À medida que decorre o espetáculo, os espaços entre os intérpretes parecem cada vez mais familiares: como conversar entre vizinhos à varanda, ou comentar notícias com alguém que encontramos no café, mas cujo nome nunca lembramos. Inês incluso pergunta a Vahan: de onde é que tu eras? Outro eco do familiar distante.
Os sons que se transformam em sílabas que se transformam em palavras fazem-se enunciados políticos revolucionários. Conectando com uma linhagem de canção de protesto, há algo nos slogans que trai a sensação de intimidade – entre a varanda da casa e a praça pública, já não sabemos bem onde estamos.
Quando a frase «se há salário mínimo porque não salário máximo» é intercalada com brincadeiras, acaba por confundir se a demanda é para ser levada a sério ou não. Aí, esta obra, onde a frase “acredito nas pequenas coisas” é também lema, parece não confiar em si mesma e no poder que dela já emana.
Inês Campos e Vahan Kerovpyan são amigos há uma década, mas é a primeira vez que colaboram. Individualmente, têm desenvolvido um corpo de trabalho relacionado com a voz, a música tradicional e a performance, tendo os dois experiência com o público infantil e familiar.

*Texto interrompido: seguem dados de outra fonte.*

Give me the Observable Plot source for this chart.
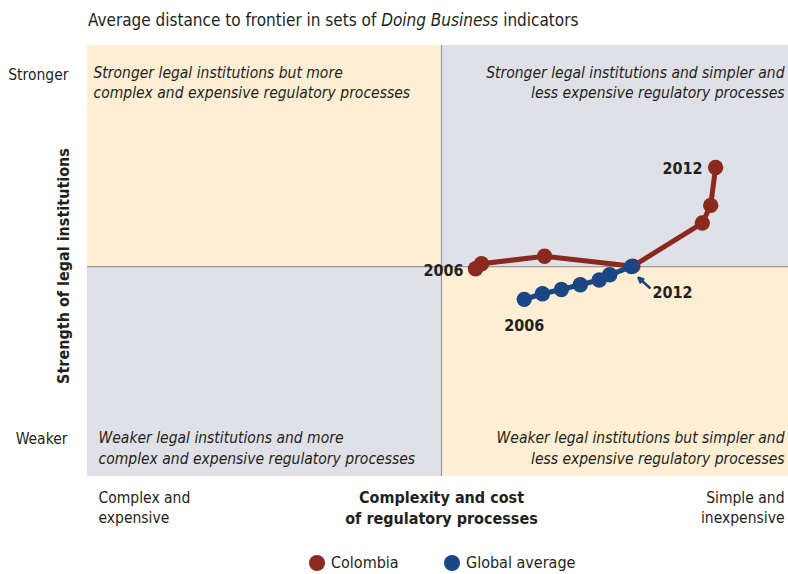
<!DOCTYPE html>
<html>
<head>
<meta charset="utf-8">
<script src="https://cdn.jsdelivr.net/npm/d3@7"></script>
<script src="https://cdn.jsdelivr.net/npm/@observablehq/plot@0.6"></script>
<style>
  html, body { margin: 0; padding: 0; background: #fff; }
  body { width: 788px; height: 574px; position: relative; overflow: hidden;
         font-family: "Liberation Sans Narrow", "DejaVu Sans Condensed", "Open Sans", sans-serif; color: #231f20; }
  #title { position: absolute; left: 88px; top: 10px; font-size: 17px; white-space: nowrap; }
  #chart { position: absolute; left: 0; top: 0; }
  #legend { position: absolute; top: 553px; left: 0; width: 788px; font-size: 16px; }
  .sw { position: absolute; display: flex; align-items: center; white-space: nowrap; }
  .sw i { display: inline-block; width: 16px; height: 16px; border-radius: 50%; margin-right: 6px; }
</style>
</head>
<body>
<div id="title">Average distance to frontier in sets of <i>Doing Business</i> indicators</div>
<div id="chart"></div>
<div id="legend"></div>
<script>
// ---- data (scale 0–100 on both axes) ----
const years = [2006, 2007, 2008, 2009, 2010, 2011, 2012];
const colombiaX = [55.35, 56.2, 65.2, 77.8, 87.7, 88.9, 89.6];
const colombiaY = [48.2, 49.35, 51.1, 48.8, 58.8, 62.9, 71.7];
const globalX = [62.3, 64.9, 67.6, 70.3, 73.0, 74.5, 77.6];
const globalY = [41.1, 42.4, 43.4, 44.5, 45.6, 46.8, 48.7];
const xMid = 50.5;   // quadrant divider, complexity
const yMid = 48.7;   // quadrant divider, legal strength
const seriesNames = ["Colombia", "Global average"];
const seriesColors = ["#8a2a1e", "#1c4584"];
const quadrantLabels = [
  "Stronger legal institutions but more\ncomplex and expensive regulatory processes",
  "Stronger legal institutions and simpler and\nless expensive regulatory processes",
  "Weaker legal institutions and more\ncomplex and expensive regulatory processes",
  "Weaker legal institutions but simpler and\nless expensive regulatory processes"
];
const yTickLabels = ["Stronger", "Weaker"];
const xTickLabels = ["Complex and\nexpensive", "Simple and\ninexpensive"];
const xTitle = "Complexity and cost\nof regulatory processes";
const yTitle = "Strength of legal institutions";

const orange = "#fdeed4", grey = "#e0e0e8", ink = "#231f20";
const font = '"Liberation Sans Narrow", "DejaVu Sans Condensed", "Open Sans", sans-serif';

const colombia = years.map((yr, i) => ({year: yr, x: colombiaX[i], y: colombiaY[i]}));
const global = years.map((yr, i) => ({year: yr, x: globalX[i], y: globalY[i]}));
const quads = [
  {x1: 0, x2: xMid, y1: yMid, y2: 100, fill: orange},
  {x1: xMid, x2: 100, y1: yMid, y2: 100, fill: grey},
  {x1: 0, x2: xMid, y1: 0, y2: yMid, fill: grey},
  {x1: xMid, x2: 100, y1: 0, y2: yMid, fill: orange}
];
const last = a => a[a.length - 1];
const yearText = d => String(d.year);

const txt = {fontFamily: font, fill: ink, lineHeight: 1.3};

const chart = Plot.plot({
  width: 788, height: 574,
  marginTop: 45, marginBottom: 98, marginLeft: 87, marginRight: 0,
  x: {domain: [0, 100], axis: null},
  y: {domain: [0, 100], axis: null},
  style: {fontFamily: font, background: "transparent"},
  marks: [
    Plot.rect(quads, {x1: "x1", x2: "x2", y1: "y1", y2: "y2", fill: "fill"}),
    Plot.ruleX([xMid], {stroke: "#999", strokeWidth: 1.2}),
    Plot.ruleY([yMid], {stroke: "#999", strokeWidth: 1.2}),
    // quadrant labels
    Plot.text([quadrantLabels[0]], {...txt, frameAnchor: "top-left", textAnchor: "start", lineAnchor: "top", dx: 6, dy: 18, fontSize: 15.5, fontStyle: "italic", text: d => d}),
    Plot.text([quadrantLabels[1]], {...txt, frameAnchor: "top-right", textAnchor: "end", lineAnchor: "top", dx: -4, dy: 18, fontSize: 15.5, fontStyle: "italic", text: d => d}),
    Plot.text([quadrantLabels[2]], {...txt, frameAnchor: "bottom-left", textAnchor: "start", lineAnchor: "bottom", dx: 11, dy: -13, fontSize: 15.5, fontStyle: "italic", text: d => d}),
    Plot.text([quadrantLabels[3]], {...txt, frameAnchor: "bottom-right", textAnchor: "end", lineAnchor: "bottom", dx: -4, dy: -13, fontSize: 15.5, fontStyle: "italic", text: d => d}),
    // axis-like labels
    Plot.text([yTickLabels[0]], {...txt, frameAnchor: "top-left", textAnchor: "end", lineAnchor: "middle", dx: -19, dy: 28, fontSize: 15.5, text: d => d}),
    Plot.text([yTickLabels[1]], {...txt, frameAnchor: "bottom-left", textAnchor: "end", lineAnchor: "middle", dx: -20, dy: -39, fontSize: 15.5, text: d => d}),
    Plot.text([yTitle], {...txt, frameAnchor: "left", textAnchor: "middle", rotate: -90, dx: -25, dy: 5, fontSize: 16, fontWeight: "bold", text: d => d}),
    Plot.text([xTickLabels[0]], {...txt, frameAnchor: "bottom-left", textAnchor: "start", lineAnchor: "top", dx: 11, dy: 12, fontSize: 15.5, text: d => d}),
    Plot.text([xTickLabels[1]], {...txt, frameAnchor: "bottom-right", textAnchor: "end", lineAnchor: "top", dx: -4, dy: 12, fontSize: 15.5, text: d => d}),
    Plot.text([xTitle], {...txt, x: () => xMid, frameAnchor: "bottom", textAnchor: "middle", lineAnchor: "top", dy: 12, fontSize: 16, fontWeight: "bold", text: d => d}),
    // Colombia
    Plot.line(colombia, {x: "x", y: "y", stroke: seriesColors[0], strokeWidth: 5, strokeLinejoin: "round"}),
    Plot.dot(colombia, {x: "x", y: "y", r: 7.7, fill: seriesColors[0]}),
    // Global average
    Plot.line(global, {x: "x", y: "y", stroke: seriesColors[1], strokeWidth: 5, strokeLinejoin: "round"}),
    Plot.dot(global, {x: "x", y: "y", r: 7.7, fill: seriesColors[1]}),
    // year labels
    Plot.text([colombia[0]], {...txt, x: "x", y: "y", text: yearText, textAnchor: "end", dx: -12, dy: 1, fontSize: 16, fontWeight: "bold"}),
    Plot.text([last(colombia)], {...txt, x: "x", y: "y", text: yearText, textAnchor: "end", dx: -13, dy: 0, fontSize: 16, fontWeight: "bold"}),
    Plot.text([global[0]], {...txt, x: "x", y: "y", text: yearText, textAnchor: "middle", dy: 25, fontSize: 16, fontWeight: "bold"}),
    Plot.text([last(global)], {...txt, x: "x", y: "y", text: yearText, textAnchor: "start", dx: 21, dy: 25, fontSize: 16, fontWeight: "bold"}),
    Plot.arrow([last(global)], {
      x1: d => d.x + 2.6, y1: d => d.y - 4.9, x2: d => d.x + 1.0, y2: d => d.y - 2.6,
      stroke: seriesColors[1], strokeWidth: 2.5, headLength: 12, headAngle: 50, bend: false})
  ]
});
document.getElementById("chart").append(chart);

// legend
const legend = document.getElementById("legend");
const lx = [309, 444];
seriesNames.forEach((name, i) => {
  const s = document.createElement("div");
  s.className = "sw";
  s.style.left = lx[i] + "px";
  s.innerHTML = `<i style="background:${seriesColors[i]}"></i>${name}`;
  legend.append(s);
});
</script>
</body>
</html>
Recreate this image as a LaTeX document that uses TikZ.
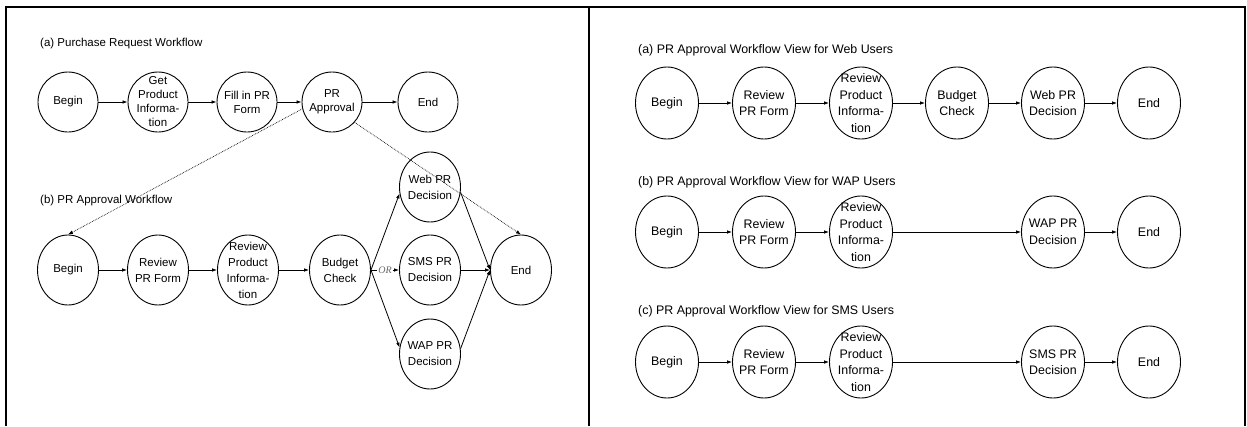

O sentido de viagem e de multiculturalidade brota organicamente das próprias biografias: Inês há muito que explora repertório tradicional português; e Vahan, de origem arménia nascido em Paris e transplantado no Porto, tem criado e participado em projetos que nascem desses cruzes diaspóricos. Frente-a-Frente alinha-se com o trajeto de cada um, entrelaçando-os: junta todos estes recursos para gerar algo novo, frente a frente e lado a lado.
A tradição oral que nutre a obra não chega a convidar a participação direta do público, mas tem algo de contagioso. Os pés batem, os corpos ondulam, rimo-nos com a cumplicidade, acendem-se memórias de canções. Ao sair, dá vontade de cantar. Quando termina, lembramo-nos de que a voz é sempre música: o tom, o volume, os ritmos, os gestos. Talvez seja esse o fruto da tensão entre o conhecido e o desconhecido que percorre o espetáculo: dá-se um câmbio de perceção, um despertar para a insistente poesia de todo o som.
Saímos com um sorriso.
Crítica apresentada no Seminário de Escrita Crítica para Artes Performativas, orientado por Rui Catalão, que decorreu nos dois fins-de-semana do #ETFEST 2024, festival onde são apresentados os projetos vencedores das Bolsas de Criação d'O Espaço do Tempo, com o apoio do BPI e da Fundação "la Caixa". Nos dias 15 e 16 de novembro, os participantes tiveram a oportunidade de assistir às estreias absolutas de frente-a-frente, de Inês Campos & Vahan Kerovpyan, e Kabeça Orí, de Aoaní & Joyce Souza / Associação Orí.